▸ Short problem
The listing below should be printed exactly, every line of it. Skip the pictures.

▸ Collected material
<<<<
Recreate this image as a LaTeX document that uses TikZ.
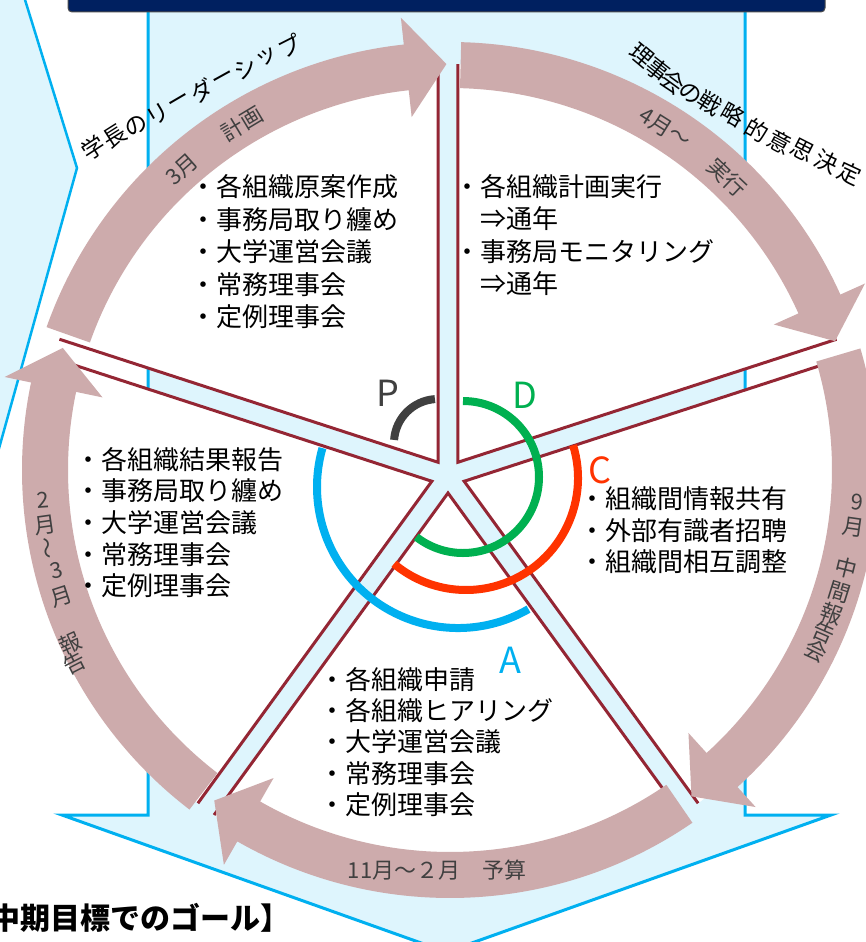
\documentclass[tikz,border=0pt]{standalone}
\usepackage{fontspec}
\setmainfont{Noto Sans CJK JP}
\usetikzlibrary{calc}
\definecolor{bgblue}{RGB}{222,245,253}
\definecolor{lineblue}{RGB}{0,176,240}
\definecolor{navy}{RGB}{0,32,96}
\definecolor{ringpink}{RGB}{205,171,172}
\definecolor{spokered}{RGB}{148,38,52}
\definecolor{pgray}{RGB}{64,64,64}
\definecolor{dgreen}{RGB}{0,176,80}
\definecolor{cred}{RGB}{255,51,0}
\definecolor{ablue}{RGB}{0,176,240}
\tikzset{
 lst/.style={anchor=west, inner sep=0pt, font=\fontsize{26}{30}\selectfont, text height=0.8em, text depth=0.1em},
 rtxt/.style={inner sep=0pt, text=pgray, font=\fontsize{22}{24}\selectfont},
 otxt/.style={inner sep=0pt, text=black, font=\fontsize{23}{26}\selectfont},
 spk/.style={draw=spokered, line width=3pt, line join=miter},
 pdca/.style={line width=8pt},
 letter/.style={inner sep=0pt, font=\fontsize{36}{40}\selectfont},
}
\begin{document}
\begin{tikzpicture}[x=1pt,y=-1pt]
\useasboundingbox (0,0) rectangle (865,942);
\fill[white] (0,0) rectangle (865,942);
% left chevron
\filldraw[fill=bgblue, draw=lineblue, line width=2.5pt] (-10,-10) -- (22,-10) -- (77,168) -- (-2,452) -- (-10,452) -- cycle;
% big down arrow
\filldraw[fill=bgblue, draw=lineblue, line width=3pt] (148,-10) -- (745,-10) -- (745,815) -- (831,815) -- (446.5,952) -- (62,815) -- (148,815) -- cycle;
% navy title box
\filldraw[fill=navy, draw=black!70, line width=1pt, rounded corners=4pt] (68,-20) rectangle (825,12);
\coordinate (SC) at (448,476);
\coordinate (RC) at (450,470);
% white sectors
\foreach \a [evaluate=\a as \m using \a+36, evaluate=\a as \s using \a+1.39, evaluate=\a as \e using \a+70.61] in {198,270,342,414,486}{
  \fill[white] (SC) ++(\m:17) -- ++(\a:398) arc[start angle=\s, end angle=\e, radius=412] -- cycle;
}
% spoke borders
\foreach \a [evaluate=\a as \m using \a+36] in {198,270,342,414,486}{
  \draw[spk] (SC) ++(\m:17) ++(\a:398) -- ++(\a:-398) -- ++(\a+72:398);
}
% pink circular arrows
\foreach \a [evaluate=\a as \s using \a+1.5, evaluate=\a as \t using \a+71.5, evaluate=\a as \b using \a+65.8] in {198,270,342,414,486}{
  \fill[ringpink] (RC) ++(\s:428) arc[start angle=\s, end angle=\b, radius=428]
    -- ($(RC)+(\b:455)$) -- ($(RC)+(\t:406)$) -- ($(RC)+(\b:355)$) -- ($(RC)+(\b:382)$)
    arc[start angle=\b, end angle=\s, radius=382] -- cycle;
}
% PDCA arcs
\draw[pdca, pgray] (438,443) ++(184:44) arc[start angle=184, end angle=266, radius=44];
\draw[pdca, dgreen] (463,477) ++(-90:76) arc[start angle=-90, end angle=128, radius=76];
\draw[pdca, cred] (466,478) ++(-17:112) arc[start angle=-17, end angle=130, radius=112];
\draw[pdca, ablue] (458,487) ++(60:141) arc[start angle=60, end angle=196, radius=141];
\node[letter, text=pgray] (P) at (388,393) {P};
\node[letter, text=dgreen] (D) at (525,395) {D};
\node[letter, text=cred] (C) at (600,470) {C};
\node[letter, text=ablue] (A) at (510,660) {A};
% lists
\node[lst] (tl1) at (190,193) {・各組織原案作成};
\node[lst] (tl2) at (190,225.5) {・事務局取り纏め};
\node[lst] (tl3) at (190,258) {・大学運営会議};
\node[lst] (tl4) at (190,290.5) {・常務理事会};
\node[lst] (tl5) at (190,323) {・定例理事会};
\node[lst] (tr1) at (454,193) {・各組織計画実行};
\node[lst] (tr2) at (454,225) {　⇒通年};
\node[lst] (tr3) at (454,258) {・事務局モニタリング};
\node[lst] (tr4) at (454,290) {　⇒通年};
\node[lst] (rt1) at (579,505) {・組織間情報共有};
\node[lst] (rt2) at (579,537) {・外部有識者招聘};
\node[lst] (rt3) at (579,568) {・組織間相互調整};
\node[lst] (bt1) at (319,686) {・各組織申請};
\node[lst] (bt2) at (319,717) {・各組織ヒアリング};
\node[lst] (bt3) at (319,748) {・大学運営会議};
\node[lst] (bt4) at (319,780) {・常務理事会};
\node[lst] (bt5) at (319,811) {・定例理事会};
\node[lst] (lf1) at (75,466) {・各組織結果報告};
\node[lst] (lf2) at (75,497) {・事務局取り纏め};
\node[lst] (lf3) at (75,529) {・大学運営会議};
\node[lst] (lf4) at (75,561) {・常務理事会};
\node[lst] (lf5) at (75,592) {・定例理事会};
% ring labels
\node[rtxt, rotate=41.7] (pl1) at ($(RC)+(228.3:403)$) {3月};
\node[rtxt, rotate=31] (pl2) at ($(RC)+(239:404)$) {計画};
\node[rtxt, rotate=-32.2] (dl1) at ($(RC)+(302.2:404)$) {4月～};
\node[rtxt, rotate=-43.5] (dl2) at ($(RC)+(313.5:403)$) {実行};
\foreach \t/\c [count=\i, evaluate=\t as \r using -\t] in {4.5/9,8.1/月,13.9/中,17.4/間,20.6/報,23.5/告,26.3/会}
  \node[rtxt, rotate=\r] (cl\i) at ($(RC)+(\t:408)$) {\c};
\foreach \x/\y/\r/\c [count=\i] in {43/500/4/2,45/525/8/月,50/548/101/～,57/570/14/3,62/597/18/月,70/643/24/報,75/663/27/告}
  \node[rtxt, rotate=\r] (al\i) at (\x,\y) {\c};
\node[rtxt] (bud) at (437,870) {11月～２月　予算};
% outer labels
\foreach \c [count=\i, evaluate=\i as \x using 93+21.8*(\i-1), evaluate=\i as \y using 148-11.33*(\i-1), evaluate=\i as \r using 33-0.667*(\i-1)] in {学,長,の,リ,ー,ダ,ー,シ,ッ,プ}
  \node[otxt, rotate=\r] (gl\i) at (\x,\y) {\c};
\foreach \x/\y/\r/\c [count=\i] in {642/55/-40/理,658/70/-38/事,673/82/-36/会,690/93/-34/の,710/103/-32/戦,733/115/-30/略,757/130/-29/的,780/142/-28/意,803/150/-27/思,827/162/-26/決,850/173/-25/定}
  \node[otxt, rotate=\r] (sl\i) at (\x,\y) {\c};
% bottom goal title
\node[inner sep=0pt, anchor=east, font=\fontsize{30}{32}\selectfont\bfseries] (goal) at (291,918) {中期目標でのゴール】};
\end{tikzpicture}
\end{document}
>>>>
▸ Written answer
Recreate this image as a LaTeX document that uses TikZ.
\documentclass[tikz,border=0pt]{standalone}
\usepackage{fontspec}
\setmainfont{Noto Sans CJK JP}
\usetikzlibrary{calc}
\definecolor{bgblue}{RGB}{222,245,253}
\definecolor{lineblue}{RGB}{0,176,240}
\definecolor{navy}{RGB}{0,32,96}
\definecolor{ringpink}{RGB}{205,171,172}
\definecolor{spokered}{RGB}{148,38,52}
\definecolor{pgray}{RGB}{64,64,64}
\definecolor{dgreen}{RGB}{0,176,80}
\definecolor{cred}{RGB}{255,51,0}
\definecolor{ablue}{RGB}{0,176,240}
\tikzset{
 lst/.style={anchor=west, inner sep=0pt, font=\fontsize{26}{30}\selectfont, text height=0.8em, text depth=0.1em},
 rtxt/.style={inner sep=0pt, text=pgray, font=\fontsize{22}{24}\selectfont},
 otxt/.style={inner sep=0pt, text=black, font=\fontsize{23}{26}\selectfont},
 spk/.style={draw=spokered, line width=3pt, line join=miter},
 pdca/.style={line width=8pt},
 letter/.style={inner sep=0pt, font=\fontsize{36}{40}\selectfont},
}
\begin{document}
\begin{tikzpicture}[x=1pt,y=-1pt]
\useasboundingbox (0,0) rectangle (865,942);
\fill[white] (0,0) rectangle (865,942);
% left chevron
\filldraw[fill=bgblue, draw=lineblue, line width=2.5pt] (-10,-10) -- (22,-10) -- (77,168) -- (-2,452) -- (-10,452) -- cycle;
% big down arrow
\filldraw[fill=bgblue, draw=lineblue, line width=3pt] (148,-10) -- (745,-10) -- (745,815) -- (831,815) -- (446.5,952) -- (62,815) -- (148,815) -- cycle;
% navy title box
\filldraw[fill=navy, draw=black!70, line width=1pt, rounded corners=4pt] (68,-20) rectangle (825,12);
\coordinate (SC) at (448,476);
\coordinate (RC) at (450,470);
% white sectors
\foreach \a [evaluate=\a as \m using \a+36, evaluate=\a as \s using \a+1.39, evaluate=\a as \e using \a+70.61] in {198,270,342,414,486}{
  \fill[white] (SC) ++(\m:17) -- ++(\a:398) arc[start angle=\s, end angle=\e, radius=412] -- cycle;
}
% spoke borders
\foreach \a [evaluate=\a as \m using \a+36] in {198,270,342,414,486}{
  \draw[spk] (SC) ++(\m:17) ++(\a:398) -- ++(\a:-398) -- ++(\a+72:398);
}
% pink circular arrows
\foreach \a [evaluate=\a as \s using \a+1.5, evaluate=\a as \t using \a+71.5, evaluate=\a as \b using \a+65.8] in {198,270,342,414,486}{
  \fill[ringpink] (RC) ++(\s:428) arc[start angle=\s, end angle=\b, radius=428]
    -- ($(RC)+(\b:455)$) -- ($(RC)+(\t:406)$) -- ($(RC)+(\b:355)$) -- ($(RC)+(\b:382)$)
    arc[start angle=\b, end angle=\s, radius=382] -- cycle;
}
% PDCA arcs
\draw[pdca, pgray] (438,443) ++(184:44) arc[start angle=184, end angle=266, radius=44];
\draw[pdca, dgreen] (463,477) ++(-90:76) arc[start angle=-90, end angle=128, radius=76];
\draw[pdca, cred] (466,478) ++(-17:112) arc[start angle=-17, end angle=130, radius=112];
\draw[pdca, ablue] (458,487) ++(60:141) arc[start angle=60, end angle=196, radius=141];
\node[letter, text=pgray] (P) at (388,393) {P};
\node[letter, text=dgreen] (D) at (525,395) {D};
\node[letter, text=cred] (C) at (600,470) {C};
\node[letter, text=ablue] (A) at (510,660) {A};
% lists
\node[lst] (tl1) at (190,193) {・各組織原案作成};
\node[lst] (tl2) at (190,225.5) {・事務局取り纏め};
\node[lst] (tl3) at (190,258) {・大学運営会議};
\node[lst] (tl4) at (190,290.5) {・常務理事会};
\node[lst] (tl5) at (190,323) {・定例理事会};
\node[lst] (tr1) at (454,193) {・各組織計画実行};
\node[lst] (tr2) at (454,225) {　⇒通年};
\node[lst] (tr3) at (454,258) {・事務局モニタリング};
\node[lst] (tr4) at (454,290) {　⇒通年};
\node[lst] (rt1) at (579,505) {・組織間情報共有};
\node[lst] (rt2) at (579,537) {・外部有識者招聘};
\node[lst] (rt3) at (579,568) {・組織間相互調整};
\node[lst] (bt1) at (319,686) {・各組織申請};
\node[lst] (bt2) at (319,717) {・各組織ヒアリング};
\node[lst] (bt3) at (319,748) {・大学運営会議};
\node[lst] (bt4) at (319,780) {・常務理事会};
\node[lst] (bt5) at (319,811) {・定例理事会};
\node[lst] (lf1) at (75,466) {・各組織結果報告};
\node[lst] (lf2) at (75,497) {・事務局取り纏め};
\node[lst] (lf3) at (75,529) {・大学運営会議};
\node[lst] (lf4) at (75,561) {・常務理事会};
\node[lst] (lf5) at (75,592) {・定例理事会};
% ring labels
\node[rtxt, rotate=41.7] (pl1) at ($(RC)+(228.3:403)$) {3月};
\node[rtxt, rotate=31] (pl2) at ($(RC)+(239:404)$) {計画};
\node[rtxt, rotate=-32.2] (dl1) at ($(RC)+(302.2:404)$) {4月～};
\node[rtxt, rotate=-43.5] (dl2) at ($(RC)+(313.5:403)$) {実行};
\foreach \t/\c [count=\i, evaluate=\t as \r using -\t] in {4.5/9,8.1/月,13.9/中,17.4/間,20.6/報,23.5/告,26.3/会}
  \node[rtxt, rotate=\r] (cl\i) at ($(RC)+(\t:408)$) {\c};
\foreach \x/\y/\r/\c [count=\i] in {43/500/4/2,45/525/8/月,50/548/101/～,57/570/14/3,62/597/18/月,70/643/24/報,75/663/27/告}
  \node[rtxt, rotate=\r] (al\i) at (\x,\y) {\c};
\node[rtxt] (bud) at (437,870) {11月～２月　予算};
% outer labels
\foreach \c [count=\i, evaluate=\i as \x using 93+21.8*(\i-1), evaluate=\i as \y using 148-11.33*(\i-1), evaluate=\i as \r using 33-0.667*(\i-1)] in {学,長,の,リ,ー,ダ,ー,シ,ッ,プ}
  \node[otxt, rotate=\r] (gl\i) at (\x,\y) {\c};
\foreach \x/\y/\r/\c [count=\i] in {642/55/-40/理,658/70/-38/事,673/82/-36/会,690/93/-34/の,710/103/-32/戦,733/115/-30/略,757/130/-29/的,780/142/-28/意,803/150/-27/思,827/162/-26/決,850/173/-25/定}
  \node[otxt, rotate=\r] (sl\i) at (\x,\y) {\c};
% bottom goal title
\node[inner sep=0pt, anchor=east, font=\fontsize{30}{32}\selectfont\bfseries] (goal) at (291,918) {中期目標でのゴール】};
\end{tikzpicture}
\end{document}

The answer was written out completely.